Sven’s scheme operates by cloning a debian minimal template, adding some software to it, then (more than likely) cloning it again to add a specific application. I might clone debian-12-minimal to add some bare-minimum usability functionality (like font size, xterm, a favorite text editor), to create a debian-12-usable; I’d then clone that several times to add apps to the clones and have a debian-12-firefox, debian-12-keepass, debian-12-libreoffice…you get the idea. The point is you end up with a “tree” of clones, clones-of-clones, clones-of-clones-of-clones…etc.

Salt will not wait for the installation of software on a qube that you just cloned to be completed, before cloning it again.

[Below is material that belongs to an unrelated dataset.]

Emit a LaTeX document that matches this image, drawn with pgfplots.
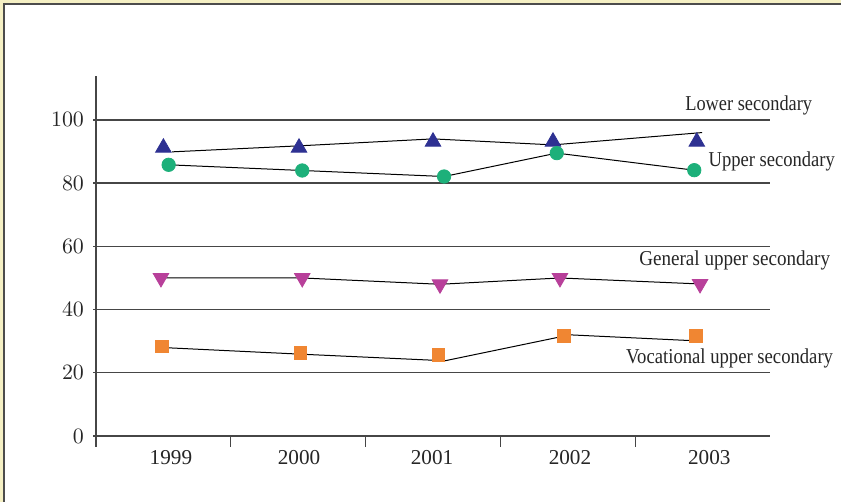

So you can’t write one big omnibus salt recipe that will generate ALL of your templates. You have to run it separately for each template–it will clone a template then install software on it, no problem, and when one template is done, then you can fire up salt for its “descendants.”

So I manage things on individual templates with salt, but if I want to do multiple templates, I have to use a bash script to invoke salt. (The salt command lines are very long and I am prone to typos.)

In any case, you’ve now heard from salt people, bash script people, and now one who does both. I’d suggest starting out with bash as salt has a VERY steep learning curve if you go beyond the absolute simplest cases.

did you specifically configure the salt jobs to wait for the template n-1 task to finish before they start?

I couldn’t find any way to do that. The problem is the qube creation is done by dom0 and the qube software install is done on the qube with the qube as a target. So dom0 creates qube A, then immediately clones B from A, possibly after causing the state where qube A installs its own software, to commence. I never found out how to get dom0 to hold its horses until qube A was done applying that state.

I even asked unman. He stated there was no way to do it in a single qubesctl call.

EDIT: It’s possible too that we can set up dom0 to not try to clone B off of A becuase A is running a state, but it won’t go back to dom0 afterwards. dom0 targets execute first; there doesn’t seem to be any way to switch between running dom0 targeted states and Qube A targeted states, then back to dom0 states.